The Earliest Days of the Schiithole
Going to the Schiithole in the early mornings, shortly after we moved in, are some of my most vivid memories of Schiit, beyond the early start-up phase. Why? Because we were finally in our own space—and that opened up so many new possibilities.
And because I was crapping-my-pants busy.
The move, as simple as it was, put us back a few days in production. And in those times of “build tonight, ship the next day,” that means that we were very behind. Tony and Eddie would come in during the evening and build the boards that Jaxx delivered, but I was doing all the sound-checking.
So, I’d come in before going into Centric (5-6AM), take the plastic sheet off the pile of finished units on the burn rack, and run them through sound check.
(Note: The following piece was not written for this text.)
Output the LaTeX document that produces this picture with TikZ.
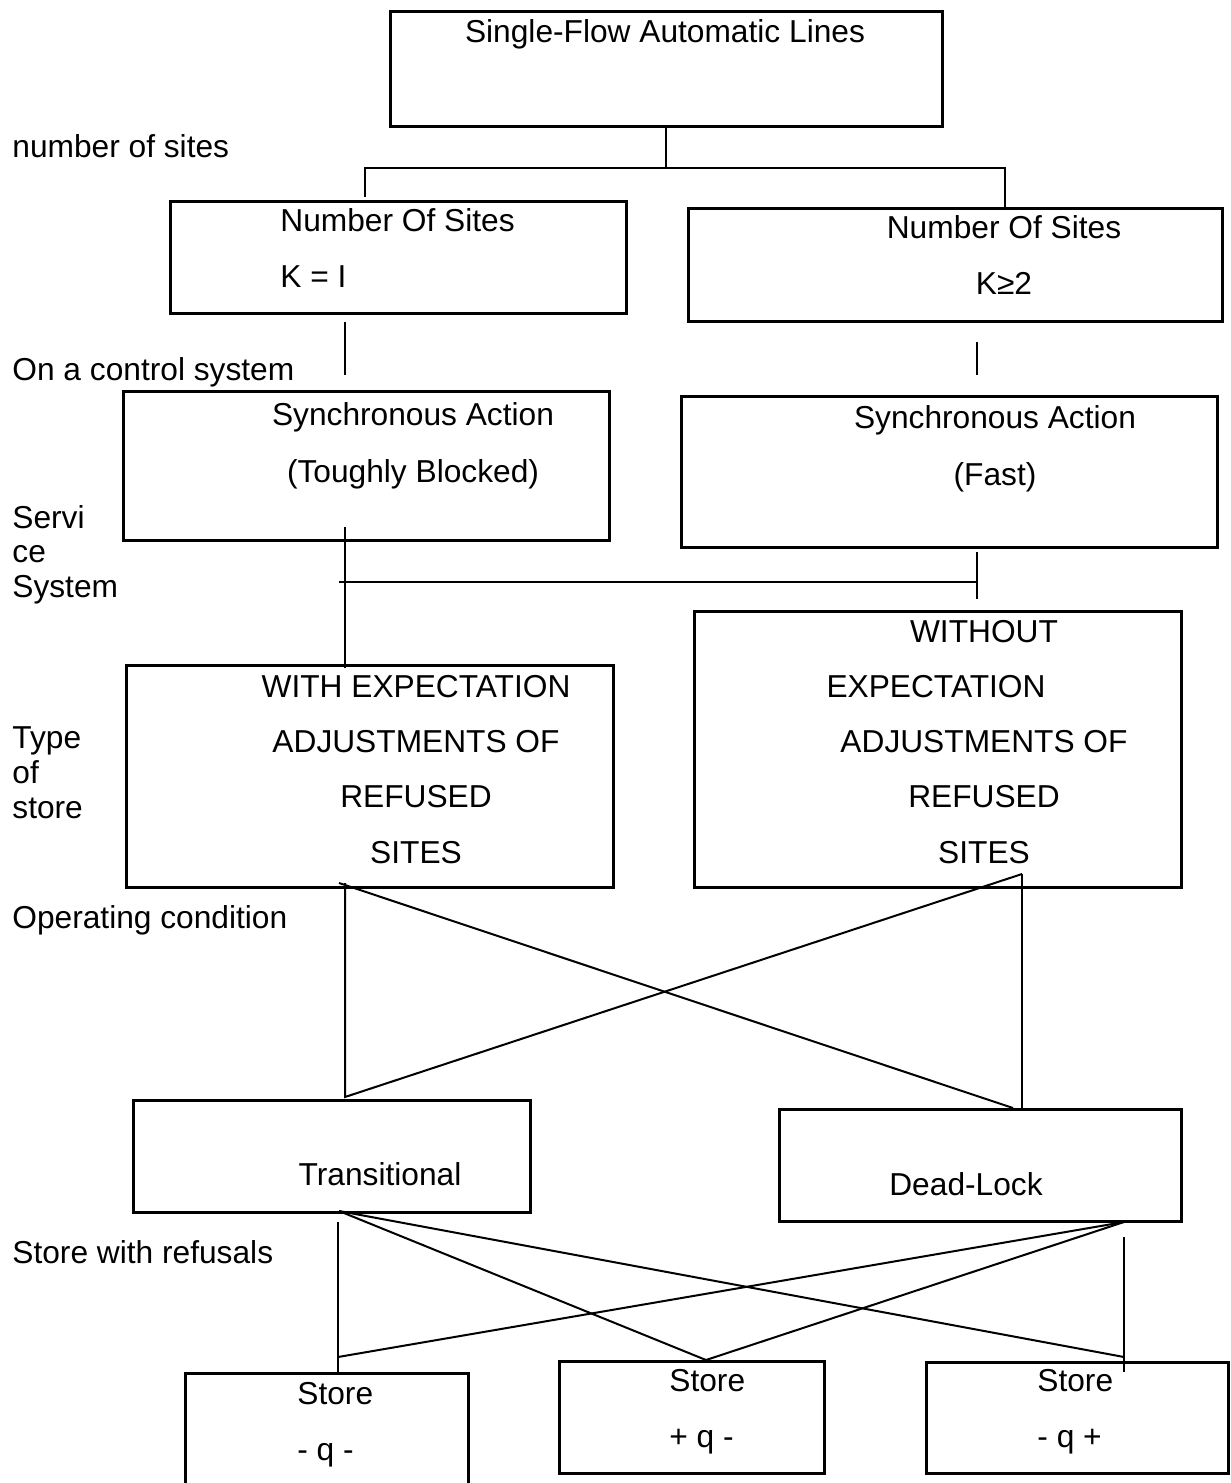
\documentclass[tikz,border=0pt]{standalone}
\usepackage{fontspec}
\setmainfont{Liberation Sans}
\usetikzlibrary{fit}

\begin{document}
\begin{tikzpicture}[
    x=0.5pt, y=-0.5pt,
    box/.style={draw, line width=1.5pt, inner sep=0pt},
    wire/.style={line width=1pt},
    txt/.style={font=\fontsize{15.85}{27.6}\selectfont, inner sep=0pt, anchor=base},
    side/.style={font=\fontsize{15.85}{17.2}\selectfont, inner sep=0pt, anchor=base west, align=left}
]
\clip (0,0) rectangle (1231,1483);

% -------------------------
% BOXES
% -------------------------
\node[box, fit={(390,11) (942,126)}] (Lines) {};
\node[box, fit={(170,201) (626,313)}] (SitesOne) {};
\node[box, fit={(688,208) (1222,321)}] (SitesMany) {};
\node[box, fit={(123,391) (609,540)}] (SyncBlocked) {};
\node[box, fit={(681,396) (1217,547)}] (SyncFast) {};
\node[box, fit={(126,665) (613,887)}] (WithExp) {};
\node[box, fit={(694,611) (1181,887)}] (WithoutExp) {};
\node[box, fit={(133,1100) (530,1212)}] (Transit) {};
\node[box, fit={(779,1109) (1181,1221)}] (DeadLock) {};
\node[box, fit={(185,1373) (468,1500)}] (StoreA) {};
\node[box, fit={(559,1361) (824,1473)}] (StoreB) {};
\node[box, fit={(926,1362) (1228,1473)}] (StoreC) {};

% -------------------------
% TEXTS (multi-line ones sit on their last baseline)
% -------------------------
\node[txt] (LinesText) at (665,42) {Single-Flow Automatic Lines};
\node[txt, anchor=base west, align=left] (SitesOneText) at (280,287) {Number Of Sites\\K = I};
\node[txt, align=center] (SitesManyText) at (1004,294) {Number Of Sites\\K≥2};
\node[txt, align=center, font=\fontsize{15.85}{28.5}\selectfont] (SyncBlockedText) at (413,482) {Synchronous Action\\(Toughly Blocked)};
\node[txt, align=center, font=\fontsize{15.85}{28.5}\selectfont] (SyncFastText) at (995,485) {Synchronous Action\\(Fast)};
\node[txt, align=center] (WithExpText) at (416,863) {WITH EXPECTATION\\ADJUSTMENTS OF\\REFUSED\\SITES};
\node[txt, align=center] (WithoutExpText) at (984,863) {WITHOUT\\EXPECTATION\rule{48pt}{0pt}\\ADJUSTMENTS OF\\REFUSED\\SITES};
\node[txt] (TransitText) at (380,1185) {Transitional};
\node[txt] (DeadLockText) at (966,1195) {Dead-Lock};
\node[txt, anchor=base west, align=left] (StoreAText) at (297,1460) {Store\\- q -};
\node[txt, anchor=base west, align=left] (StoreBText) at (669,1447) {Store\\+ q -};
\node[txt, anchor=base west, align=left] (StoreCText) at (1037,1447) {Store\\- q +};

% side labels
\node[side] (LblSites) at (12,157) {number of sites};
\node[side] (LblControl) at (12,380) {On a control system};
\node[side] (LblService) at (12,597) {Servi\\ce\\System};
\node[side, font=\fontsize{15.85}{17.5}\selectfont] (LblType) at (12,818) {Type\\of\\store};
\node[side] (LblOperating) at (12,928) {Operating condition};
\node[side] (LblRefusals) at (12,1263) {Store with refusals};

% -------------------------
% CONNECTORS
% -------------------------
% number of sites fork
\coordinate (ForkL) at (365,168);
\coordinate (ForkR) at (1005,168);
\coordinate (EndL) at (365,197);
\coordinate (EndR) at (1005,210);
\draw[wire] (Lines.south) -- (Lines.south |- ForkL);
\draw[wire] (EndL) -- (ForkL) -- (ForkR) -- (EndR);

% sites to control system
\coordinate (OneTop) at (345,322);
\coordinate (OneBot) at (345,375);
\coordinate (ManyTop) at (977,342);
\coordinate (ManyBot) at (977,375);
\draw[wire] (OneTop) -- (OneBot);
\draw[wire] (ManyTop) -- (ManyBot);

% service system fork
\coordinate (SvcTop) at (345,527);
\coordinate (SvcBot) at (345,668);
\coordinate (SvcL) at (339,582);
\coordinate (SvcR) at (977,582);
\coordinate (FastTop) at (977,552);
\coordinate (FastBot) at (977,599);
\draw[wire] (SvcTop) -- (SvcBot);
\draw[wire] (SvcL) -- (SvcR);
\draw[wire] (FastTop) -- (FastBot);

% operating condition cross
\coordinate (CrossA) at (339,883);
\coordinate (CrossB) at (1022,874);
\coordinate (CrossC) at (345,1097);
\coordinate (CrossD) at (1013,1108);
\draw[wire] (CrossA) -- (CrossD);
\draw[wire] (CrossB) -- (CrossC) -- (CrossC |- CrossA);
\draw[wire] (CrossB) -- (CrossB |- CrossD);

% store with refusals fan
\coordinate (FanT) at (339,1211);
\coordinate (FanD) at (1124,1222);
\coordinate (EndA) at (338,1357);
\coordinate (EndB) at (706,1360);
\coordinate (EndC) at (1124,1357);
\draw[wire] (FanT) -- (EndB);
\draw[wire] (FanT) -- (EndC);
\draw[wire] (FanD) -- (EndA);
\draw[wire] (FanD) -- (EndB);
\coordinate (StubA) at (338,1222);
\coordinate (StubC) at (1124,1237);
\draw[wire] (StubA) -- (StubA |- StoreA.north);
\draw[wire] (StubC) -- (1124,1372);

\end{tikzpicture}
\end{document}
If any failed, I’d note it and put it on my desk for later that evening, when I’d come back in from Centric at 6-7PM, and fix whatever didn’t make it through burn.
Rina would come in during the afternoon and ship, but her time was starting to come at a premium—her own business, Twilight’s Fancy, was taking off. She had to spend more time there and less at Centric.
And I was quickly burning out from the long days. You can do 14-hour days for a while, but they’ll eventually kill you (if your significant other doesn’t do so first.)
Tony wasn’t going to be able to take over shipping—he had his hands full, especially with Mjolnir and Gungnir imminent, and Bifrost flying off the shelves. Eddie couldn’t do shipping, either—he liked to work at night, when it was cooler and quieter in the shop.
Yep, you know where this is going. It was time to grow again.
And this time, we needed to look at it more strategically. Sure, we needed someone who could ship. But what we really needed was someone who could do a lot more than that—someone who could grow to be in charge of operations.